- **Supplied data**:
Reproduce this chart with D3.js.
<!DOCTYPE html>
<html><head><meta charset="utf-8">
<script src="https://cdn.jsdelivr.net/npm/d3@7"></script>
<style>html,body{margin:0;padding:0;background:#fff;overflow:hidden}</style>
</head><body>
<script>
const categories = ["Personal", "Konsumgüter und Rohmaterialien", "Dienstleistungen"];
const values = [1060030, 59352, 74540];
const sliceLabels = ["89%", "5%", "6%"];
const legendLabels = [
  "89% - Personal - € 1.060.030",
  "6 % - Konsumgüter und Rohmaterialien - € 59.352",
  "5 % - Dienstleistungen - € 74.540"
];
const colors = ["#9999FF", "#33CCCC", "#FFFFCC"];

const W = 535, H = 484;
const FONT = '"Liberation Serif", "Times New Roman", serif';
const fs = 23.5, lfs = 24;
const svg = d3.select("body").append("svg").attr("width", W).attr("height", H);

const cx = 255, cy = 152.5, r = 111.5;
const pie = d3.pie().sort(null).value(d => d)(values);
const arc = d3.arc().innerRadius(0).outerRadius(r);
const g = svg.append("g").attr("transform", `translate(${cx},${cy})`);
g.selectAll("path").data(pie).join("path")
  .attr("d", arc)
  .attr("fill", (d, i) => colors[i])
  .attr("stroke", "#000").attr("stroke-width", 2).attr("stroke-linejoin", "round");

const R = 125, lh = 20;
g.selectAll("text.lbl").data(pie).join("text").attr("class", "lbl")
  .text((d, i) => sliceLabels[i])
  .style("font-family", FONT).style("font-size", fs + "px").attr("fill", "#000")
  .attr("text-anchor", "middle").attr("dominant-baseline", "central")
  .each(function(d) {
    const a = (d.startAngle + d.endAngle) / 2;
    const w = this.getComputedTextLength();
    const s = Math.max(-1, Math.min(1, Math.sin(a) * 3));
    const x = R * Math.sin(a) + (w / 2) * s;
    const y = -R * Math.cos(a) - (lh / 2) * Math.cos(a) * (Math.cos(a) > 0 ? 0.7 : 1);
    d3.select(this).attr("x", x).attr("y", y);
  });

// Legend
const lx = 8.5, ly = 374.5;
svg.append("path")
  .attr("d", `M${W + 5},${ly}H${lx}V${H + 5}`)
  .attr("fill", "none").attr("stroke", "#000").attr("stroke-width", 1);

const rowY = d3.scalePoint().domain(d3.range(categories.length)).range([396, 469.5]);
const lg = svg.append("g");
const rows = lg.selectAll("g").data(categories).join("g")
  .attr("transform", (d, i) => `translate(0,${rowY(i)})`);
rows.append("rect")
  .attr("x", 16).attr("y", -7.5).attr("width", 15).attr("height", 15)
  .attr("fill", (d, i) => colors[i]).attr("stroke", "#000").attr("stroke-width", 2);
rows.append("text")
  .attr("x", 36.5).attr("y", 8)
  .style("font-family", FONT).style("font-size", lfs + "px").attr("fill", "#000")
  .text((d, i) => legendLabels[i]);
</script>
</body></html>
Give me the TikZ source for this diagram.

- **Exercise details**:
Reproduce every record, matching each line exactly.

- **Task solution**:
Reproduce this chart with D3.js.
<!DOCTYPE html>
<html><head><meta charset="utf-8">
<script src="https://cdn.jsdelivr.net/npm/d3@7"></script>
<style>html,body{margin:0;padding:0;background:#fff;overflow:hidden}</style>
</head><body>
<script>
const categories = ["Personal", "Konsumgüter und Rohmaterialien", "Dienstleistungen"];
const values = [1060030, 59352, 74540];
const sliceLabels = ["89%", "5%", "6%"];
const legendLabels = [
  "89% - Personal - € 1.060.030",
  "6 % - Konsumgüter und Rohmaterialien - € 59.352",
  "5 % - Dienstleistungen - € 74.540"
];
const colors = ["#9999FF", "#33CCCC", "#FFFFCC"];

const W = 535, H = 484;
const FONT = '"Liberation Serif", "Times New Roman", serif';
const fs = 23.5, lfs = 24;
const svg = d3.select("body").append("svg").attr("width", W).attr("height", H);

const cx = 255, cy = 152.5, r = 111.5;
const pie = d3.pie().sort(null).value(d => d)(values);
const arc = d3.arc().innerRadius(0).outerRadius(r);
const g = svg.append("g").attr("transform", `translate(${cx},${cy})`);
g.selectAll("path").data(pie).join("path")
  .attr("d", arc)
  .attr("fill", (d, i) => colors[i])
  .attr("stroke", "#000").attr("stroke-width", 2).attr("stroke-linejoin", "round");

const R = 125, lh = 20;
g.selectAll("text.lbl").data(pie).join("text").attr("class", "lbl")
  .text((d, i) => sliceLabels[i])
  .style("font-family", FONT).style("font-size", fs + "px").attr("fill", "#000")
  .attr("text-anchor", "middle").attr("dominant-baseline", "central")
  .each(function(d) {
    const a = (d.startAngle + d.endAngle) / 2;
    const w = this.getComputedTextLength();
    const s = Math.max(-1, Math.min(1, Math.sin(a) * 3));
    const x = R * Math.sin(a) + (w / 2) * s;
    const y = -R * Math.cos(a) - (lh / 2) * Math.cos(a) * (Math.cos(a) > 0 ? 0.7 : 1);
    d3.select(this).attr("x", x).attr("y", y);
  });

// Legend
const lx = 8.5, ly = 374.5;
svg.append("path")
  .attr("d", `M${W + 5},${ly}H${lx}V${H + 5}`)
  .attr("fill", "none").attr("stroke", "#000").attr("stroke-width", 1);

const rowY = d3.scalePoint().domain(d3.range(categories.length)).range([396, 469.5]);
const lg = svg.append("g");
const rows = lg.selectAll("g").data(categories).join("g")
  .attr("transform", (d, i) => `translate(0,${rowY(i)})`);
rows.append("rect")
  .attr("x", 16).attr("y", -7.5).attr("width", 15).attr("height", 15)
  .attr("fill", (d, i) => colors[i]).attr("stroke", "#000").attr("stroke-width", 2);
rows.append("text")
  .attr("x", 36.5).attr("y", 8)
  .style("font-family", FONT).style("font-size", lfs + "px").attr("fill", "#000")
  .text((d, i) => legendLabels[i]);
</script>
</body></html>
Give me the TikZ source for this diagram.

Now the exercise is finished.